In the end, we’d make up because we’re friends and while you held a cold compress to your newly purplish eye, I’d use soothing words to convince you that it's important to think about the rationale behind this legal policy: Why did Congress grant, not only the compulsory license to record, but also the right to make an arrangement for that purpose?

As you gaze at me cyclopticly, I’d proclaim that the theory behind the statutory provision here is Congress’ wise recognition of the fact that there is no way to record without arranging. There is no such thing as a performance that does not also embody at least a slightly new arrangement, if examined in fine enough detail. Your one good eye grows wider as you begin to see the light.

Even if every single one of the notes were the same, the differences in timbre, tempo, dynamics, key, style, instrumentation, voicing, etc. would all contribute to whether the arrangement had been varied to some degree. Even a dead-on, sound-a-like tribute band would still vary the arrangement somewhat.

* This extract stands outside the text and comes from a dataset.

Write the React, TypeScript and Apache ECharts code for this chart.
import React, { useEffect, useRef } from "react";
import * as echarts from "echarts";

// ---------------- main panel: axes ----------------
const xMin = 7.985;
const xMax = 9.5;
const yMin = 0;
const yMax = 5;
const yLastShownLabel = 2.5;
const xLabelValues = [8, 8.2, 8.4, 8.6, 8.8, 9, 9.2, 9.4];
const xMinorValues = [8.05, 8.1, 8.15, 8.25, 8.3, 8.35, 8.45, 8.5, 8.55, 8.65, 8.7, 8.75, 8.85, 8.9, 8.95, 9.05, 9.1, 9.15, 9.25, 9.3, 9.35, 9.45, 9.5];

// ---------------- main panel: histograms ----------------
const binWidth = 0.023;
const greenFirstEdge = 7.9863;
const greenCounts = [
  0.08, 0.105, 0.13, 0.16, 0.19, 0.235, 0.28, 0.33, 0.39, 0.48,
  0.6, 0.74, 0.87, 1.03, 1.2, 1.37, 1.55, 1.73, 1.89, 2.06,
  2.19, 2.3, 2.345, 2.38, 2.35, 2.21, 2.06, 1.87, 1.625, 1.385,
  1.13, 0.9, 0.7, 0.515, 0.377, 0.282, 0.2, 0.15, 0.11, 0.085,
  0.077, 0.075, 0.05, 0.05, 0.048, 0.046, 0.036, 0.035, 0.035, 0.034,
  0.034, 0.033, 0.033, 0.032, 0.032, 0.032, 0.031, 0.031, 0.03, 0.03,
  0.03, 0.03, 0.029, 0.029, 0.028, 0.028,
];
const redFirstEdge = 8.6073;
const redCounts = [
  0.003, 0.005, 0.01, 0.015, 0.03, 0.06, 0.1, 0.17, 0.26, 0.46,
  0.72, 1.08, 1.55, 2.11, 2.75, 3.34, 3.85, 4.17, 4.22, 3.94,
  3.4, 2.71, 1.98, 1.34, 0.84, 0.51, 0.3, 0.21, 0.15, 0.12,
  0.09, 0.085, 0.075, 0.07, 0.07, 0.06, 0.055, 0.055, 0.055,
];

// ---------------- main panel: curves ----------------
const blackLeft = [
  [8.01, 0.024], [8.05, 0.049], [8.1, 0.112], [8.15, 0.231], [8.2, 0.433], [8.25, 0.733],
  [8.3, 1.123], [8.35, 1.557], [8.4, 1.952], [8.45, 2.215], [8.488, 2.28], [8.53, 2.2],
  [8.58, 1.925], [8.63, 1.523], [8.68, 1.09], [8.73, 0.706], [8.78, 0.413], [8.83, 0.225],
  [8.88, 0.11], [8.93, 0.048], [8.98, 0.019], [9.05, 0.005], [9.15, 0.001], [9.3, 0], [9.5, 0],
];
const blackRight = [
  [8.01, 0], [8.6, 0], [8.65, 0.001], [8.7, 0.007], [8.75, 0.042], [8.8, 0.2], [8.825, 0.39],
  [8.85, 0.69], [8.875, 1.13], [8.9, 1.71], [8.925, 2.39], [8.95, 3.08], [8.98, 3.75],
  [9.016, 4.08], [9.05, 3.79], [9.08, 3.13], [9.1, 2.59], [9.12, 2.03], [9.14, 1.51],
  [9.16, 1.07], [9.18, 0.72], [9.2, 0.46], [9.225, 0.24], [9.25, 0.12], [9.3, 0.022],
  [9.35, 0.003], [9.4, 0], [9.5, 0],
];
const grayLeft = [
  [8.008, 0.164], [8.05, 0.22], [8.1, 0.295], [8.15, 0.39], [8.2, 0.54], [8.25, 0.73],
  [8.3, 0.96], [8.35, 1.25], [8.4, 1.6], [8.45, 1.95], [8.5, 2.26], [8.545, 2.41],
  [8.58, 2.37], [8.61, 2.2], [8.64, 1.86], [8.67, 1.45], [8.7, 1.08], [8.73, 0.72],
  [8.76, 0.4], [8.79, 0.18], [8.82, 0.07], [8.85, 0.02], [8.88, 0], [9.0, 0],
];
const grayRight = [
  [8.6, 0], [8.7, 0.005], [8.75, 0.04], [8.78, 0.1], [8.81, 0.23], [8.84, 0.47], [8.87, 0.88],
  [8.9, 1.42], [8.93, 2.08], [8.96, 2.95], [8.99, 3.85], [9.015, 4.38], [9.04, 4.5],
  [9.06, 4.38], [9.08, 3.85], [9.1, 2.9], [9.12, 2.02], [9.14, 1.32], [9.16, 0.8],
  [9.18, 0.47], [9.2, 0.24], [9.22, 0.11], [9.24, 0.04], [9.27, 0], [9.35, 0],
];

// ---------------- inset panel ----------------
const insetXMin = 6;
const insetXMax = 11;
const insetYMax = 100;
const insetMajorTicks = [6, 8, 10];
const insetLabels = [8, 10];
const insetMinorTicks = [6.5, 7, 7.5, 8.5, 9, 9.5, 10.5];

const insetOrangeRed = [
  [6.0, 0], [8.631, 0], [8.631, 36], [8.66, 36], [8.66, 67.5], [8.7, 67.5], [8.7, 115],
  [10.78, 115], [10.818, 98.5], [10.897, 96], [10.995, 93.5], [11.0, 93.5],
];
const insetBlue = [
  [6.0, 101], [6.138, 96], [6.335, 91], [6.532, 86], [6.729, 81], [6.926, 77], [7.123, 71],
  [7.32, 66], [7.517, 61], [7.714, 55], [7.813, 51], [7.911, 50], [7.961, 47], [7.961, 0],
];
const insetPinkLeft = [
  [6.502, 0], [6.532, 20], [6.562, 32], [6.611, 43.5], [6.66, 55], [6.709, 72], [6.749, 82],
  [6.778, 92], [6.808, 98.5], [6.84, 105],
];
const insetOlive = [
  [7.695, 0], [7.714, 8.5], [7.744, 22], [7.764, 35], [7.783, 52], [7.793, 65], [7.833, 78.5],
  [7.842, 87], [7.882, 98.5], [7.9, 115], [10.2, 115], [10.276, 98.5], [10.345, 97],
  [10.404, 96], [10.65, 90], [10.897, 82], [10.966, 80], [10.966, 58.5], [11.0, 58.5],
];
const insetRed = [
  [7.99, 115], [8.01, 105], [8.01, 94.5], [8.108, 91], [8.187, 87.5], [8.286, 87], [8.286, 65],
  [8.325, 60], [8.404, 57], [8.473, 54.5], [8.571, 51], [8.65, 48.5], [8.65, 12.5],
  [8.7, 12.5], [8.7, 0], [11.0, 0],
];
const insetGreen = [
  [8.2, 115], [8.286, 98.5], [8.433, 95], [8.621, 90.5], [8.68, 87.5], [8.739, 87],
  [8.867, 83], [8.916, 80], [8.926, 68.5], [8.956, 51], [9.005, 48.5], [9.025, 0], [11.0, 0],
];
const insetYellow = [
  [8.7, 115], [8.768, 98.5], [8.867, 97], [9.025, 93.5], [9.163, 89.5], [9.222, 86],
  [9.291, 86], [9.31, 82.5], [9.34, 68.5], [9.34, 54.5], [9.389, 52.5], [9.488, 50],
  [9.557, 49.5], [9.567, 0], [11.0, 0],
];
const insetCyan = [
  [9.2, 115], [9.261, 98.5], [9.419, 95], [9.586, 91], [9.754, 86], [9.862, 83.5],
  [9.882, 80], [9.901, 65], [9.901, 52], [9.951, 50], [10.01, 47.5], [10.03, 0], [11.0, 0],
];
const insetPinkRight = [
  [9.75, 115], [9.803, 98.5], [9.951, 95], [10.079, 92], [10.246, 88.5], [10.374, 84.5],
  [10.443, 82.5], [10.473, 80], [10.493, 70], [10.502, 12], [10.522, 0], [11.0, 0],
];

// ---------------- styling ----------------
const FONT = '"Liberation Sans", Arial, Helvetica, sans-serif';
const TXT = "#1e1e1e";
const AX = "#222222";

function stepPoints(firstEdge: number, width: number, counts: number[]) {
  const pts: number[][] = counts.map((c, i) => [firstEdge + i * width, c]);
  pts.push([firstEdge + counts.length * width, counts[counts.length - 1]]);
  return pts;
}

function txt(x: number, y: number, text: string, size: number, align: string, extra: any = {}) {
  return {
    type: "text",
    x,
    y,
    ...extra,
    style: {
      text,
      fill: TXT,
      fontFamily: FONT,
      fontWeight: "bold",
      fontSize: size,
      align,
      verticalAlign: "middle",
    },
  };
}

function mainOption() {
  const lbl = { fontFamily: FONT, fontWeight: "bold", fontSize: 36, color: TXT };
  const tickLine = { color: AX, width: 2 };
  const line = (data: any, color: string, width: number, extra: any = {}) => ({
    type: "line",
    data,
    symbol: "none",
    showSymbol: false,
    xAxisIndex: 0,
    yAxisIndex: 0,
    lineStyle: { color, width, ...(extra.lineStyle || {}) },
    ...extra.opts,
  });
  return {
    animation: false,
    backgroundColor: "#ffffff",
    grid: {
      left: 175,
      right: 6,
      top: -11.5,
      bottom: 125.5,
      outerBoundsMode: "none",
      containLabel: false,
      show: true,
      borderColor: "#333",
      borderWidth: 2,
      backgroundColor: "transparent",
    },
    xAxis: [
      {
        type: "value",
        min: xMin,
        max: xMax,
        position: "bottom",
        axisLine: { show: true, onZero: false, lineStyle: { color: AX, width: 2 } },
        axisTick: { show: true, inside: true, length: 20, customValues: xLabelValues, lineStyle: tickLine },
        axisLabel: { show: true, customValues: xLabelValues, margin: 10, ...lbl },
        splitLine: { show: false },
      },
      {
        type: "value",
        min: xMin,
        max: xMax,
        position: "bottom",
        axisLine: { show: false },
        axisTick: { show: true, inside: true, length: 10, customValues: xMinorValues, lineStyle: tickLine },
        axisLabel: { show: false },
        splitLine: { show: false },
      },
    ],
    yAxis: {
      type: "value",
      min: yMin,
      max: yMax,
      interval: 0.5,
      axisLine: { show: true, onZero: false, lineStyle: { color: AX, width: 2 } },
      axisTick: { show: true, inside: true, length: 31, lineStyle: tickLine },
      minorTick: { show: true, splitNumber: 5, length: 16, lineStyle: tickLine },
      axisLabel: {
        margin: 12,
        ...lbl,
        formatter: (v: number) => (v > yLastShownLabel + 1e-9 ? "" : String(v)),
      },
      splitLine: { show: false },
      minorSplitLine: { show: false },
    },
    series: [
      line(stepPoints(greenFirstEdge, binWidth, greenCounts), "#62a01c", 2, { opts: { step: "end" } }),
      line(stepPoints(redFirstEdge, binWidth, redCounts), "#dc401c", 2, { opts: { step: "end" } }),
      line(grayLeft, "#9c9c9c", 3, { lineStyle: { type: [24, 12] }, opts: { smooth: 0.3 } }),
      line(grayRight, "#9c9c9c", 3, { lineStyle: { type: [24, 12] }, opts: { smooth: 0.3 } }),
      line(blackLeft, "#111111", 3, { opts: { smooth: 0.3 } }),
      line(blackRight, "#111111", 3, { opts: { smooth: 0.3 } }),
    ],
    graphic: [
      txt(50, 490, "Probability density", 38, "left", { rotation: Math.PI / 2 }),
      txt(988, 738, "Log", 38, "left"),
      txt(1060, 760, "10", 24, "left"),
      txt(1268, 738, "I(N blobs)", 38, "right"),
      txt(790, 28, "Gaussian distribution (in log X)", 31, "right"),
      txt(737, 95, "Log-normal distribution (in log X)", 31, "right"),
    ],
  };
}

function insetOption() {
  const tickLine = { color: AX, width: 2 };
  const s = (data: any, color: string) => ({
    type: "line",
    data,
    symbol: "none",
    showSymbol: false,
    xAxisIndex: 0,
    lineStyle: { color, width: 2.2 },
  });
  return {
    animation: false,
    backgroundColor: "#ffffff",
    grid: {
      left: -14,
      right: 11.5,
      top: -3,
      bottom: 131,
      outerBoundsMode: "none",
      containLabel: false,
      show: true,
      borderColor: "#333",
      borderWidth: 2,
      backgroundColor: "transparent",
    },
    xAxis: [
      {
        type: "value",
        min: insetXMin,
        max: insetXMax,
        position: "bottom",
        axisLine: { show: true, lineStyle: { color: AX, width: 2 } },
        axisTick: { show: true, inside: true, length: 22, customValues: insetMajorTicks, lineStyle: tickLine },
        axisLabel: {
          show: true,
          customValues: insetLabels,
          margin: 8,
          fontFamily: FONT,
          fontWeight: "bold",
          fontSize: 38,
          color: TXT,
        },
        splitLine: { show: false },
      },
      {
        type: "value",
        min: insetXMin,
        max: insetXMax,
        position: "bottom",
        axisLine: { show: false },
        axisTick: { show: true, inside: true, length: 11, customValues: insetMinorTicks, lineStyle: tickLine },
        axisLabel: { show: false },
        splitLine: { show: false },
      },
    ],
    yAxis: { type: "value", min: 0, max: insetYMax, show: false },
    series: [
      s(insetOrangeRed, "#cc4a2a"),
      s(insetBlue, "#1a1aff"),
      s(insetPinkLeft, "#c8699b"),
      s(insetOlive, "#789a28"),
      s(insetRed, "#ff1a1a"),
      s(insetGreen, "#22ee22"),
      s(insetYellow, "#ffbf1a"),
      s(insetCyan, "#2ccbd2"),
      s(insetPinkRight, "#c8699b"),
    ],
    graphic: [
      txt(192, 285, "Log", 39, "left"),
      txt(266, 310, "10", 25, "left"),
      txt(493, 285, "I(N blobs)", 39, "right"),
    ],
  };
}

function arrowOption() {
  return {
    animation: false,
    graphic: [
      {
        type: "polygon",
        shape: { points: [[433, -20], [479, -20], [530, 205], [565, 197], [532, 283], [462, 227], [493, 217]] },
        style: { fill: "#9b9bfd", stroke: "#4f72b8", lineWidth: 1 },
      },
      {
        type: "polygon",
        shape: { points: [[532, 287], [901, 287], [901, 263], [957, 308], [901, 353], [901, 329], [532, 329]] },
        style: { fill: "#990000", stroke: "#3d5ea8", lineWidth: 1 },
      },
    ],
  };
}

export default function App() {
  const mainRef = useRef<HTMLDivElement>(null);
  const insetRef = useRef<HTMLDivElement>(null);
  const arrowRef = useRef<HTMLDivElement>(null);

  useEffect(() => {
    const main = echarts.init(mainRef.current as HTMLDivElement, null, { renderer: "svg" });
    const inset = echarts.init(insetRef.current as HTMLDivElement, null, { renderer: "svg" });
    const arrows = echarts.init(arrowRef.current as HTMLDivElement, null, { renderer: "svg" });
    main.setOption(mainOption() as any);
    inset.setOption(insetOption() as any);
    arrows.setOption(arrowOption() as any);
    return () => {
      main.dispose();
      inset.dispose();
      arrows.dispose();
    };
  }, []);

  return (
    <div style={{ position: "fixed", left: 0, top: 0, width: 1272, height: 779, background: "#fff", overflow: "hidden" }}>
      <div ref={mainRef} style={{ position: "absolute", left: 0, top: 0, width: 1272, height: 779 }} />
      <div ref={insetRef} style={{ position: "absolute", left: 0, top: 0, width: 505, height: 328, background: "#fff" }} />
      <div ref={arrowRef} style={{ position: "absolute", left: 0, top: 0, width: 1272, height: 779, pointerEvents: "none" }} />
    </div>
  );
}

And a varied arrangement, however slight, is a new arrangement.

So, if the right to record a song simply makes no sense unless it's accompanied by the right to arrange the song for that purpose, what about public performance?

There is no compulsory license to publicly perform a song. So in writing the copyright law, Congress didn't have to address the issue of whether the right to perform a song live must also include the right to arrange it for that purpose.

Because no compulsory license for public performance exists, composers could, if they wanted, completely refuse to allow any their songs to be performed live.

Thankfully, they usually don't take such a hard line approach. As we mentioned above, they tend to join composers societies, organizations which, on behalf of the composers, do grant others (usually venues) the right to perform their songs in exchange for money.

Paying attention? Cause, as Shakespeare said, here's the rub:

If every new performance of a song (for recording or live performance) is really a new arrangement, and you (through the venue) have paid for the right to perform, but not the right to arrange, then what right do you really have? What real-world benefit did the live performance venue pay for in purchasing that blanket license? No benefit at all!

Courts don't interpret the benefits of a contract to be illusory. There are twists and turns to the contract, details galore, but in essence, composers get money and venues get the ability to perform the composers’ songs.

Therefore, I argue, and the nearly uniform general practice follows that, the right to arrange for the purpose of performing under a venue's blanket license is IMPLIED by the blanket license itself.

If the contract were interpreted in any other way, the right to perform would be utterly worthless. Composer societies would have effectively defrauded live venues by taking their money and granting almost nothing in return. Venues could play recordings, but never have live musicians.

Trying to argue the reverse -namely that any live performance of a song which does not precisely conform to a preexisting arrangement authorized by the original composer is prohibited - is an impossible, if not laughable task.

Imagine that all live jazz improvisation was a violation of the composers' rights. It would have to be, since no pre-authorized arrangement would account for every note in the as-performed arrangement. If the arrangement as officially authorized called for a part that was too hard to play or a note too high or low to sing, well that would be too bad since simplification would be a new unauthorized arrangement and therefore a violation.

Changing the original instrumentation would always be a violation, of course. So 99.99% of all a cappella would be effectively banned since only songs with authorized a cappella arrangements would be performable.

Here's the kicker: the copyright law is, in some respects, a strict liability law. That means that, in certain instances, you don't even need to know you are violating someone's copyright to be held accountable. Simply trying and accidentally failing to perform exactly what was in the authorized arrangement could be a violation. So here, a mistake in the performance, a slipped hand on the keyboard or an incorrectly sung harmony could be a violation of the arranging right.

If that's not enough, the final nail in the coffin is this: not every single song in the ASCAP/BMI/SESAC catalogs even has a corresponding written arrangement available anywhere that can be purchased. Yet these songs are nonetheless being offered as part of the blanket license. Unless the intention of the contract was to allow only prerecorded music to be played, then the right to arrange simply must be implied.

But keep in mind, this is a narrow right.

Could the performing group also copy, sell, trade, post, gift, distribute, or display the arrangement? No. Could they claim to own their “own” arrangement legally? No. Could they stop others from singing “their” arrangement either live or in recording? No.

But could they make an arrangement which was absolutely necessary for the purpose of exercising their rights under the venue's contract with the composer?

I (and apparently every other performing group out there) think that the answer has to be yes.

As always, although I am "a" lawyer, I am not "your" lawyer. This article is NOT legal advice. It's just a general discussion of the law, a little chit-chat. If you need legal advice, you need to consult your own lawyer as to the specific facts of your specific situation.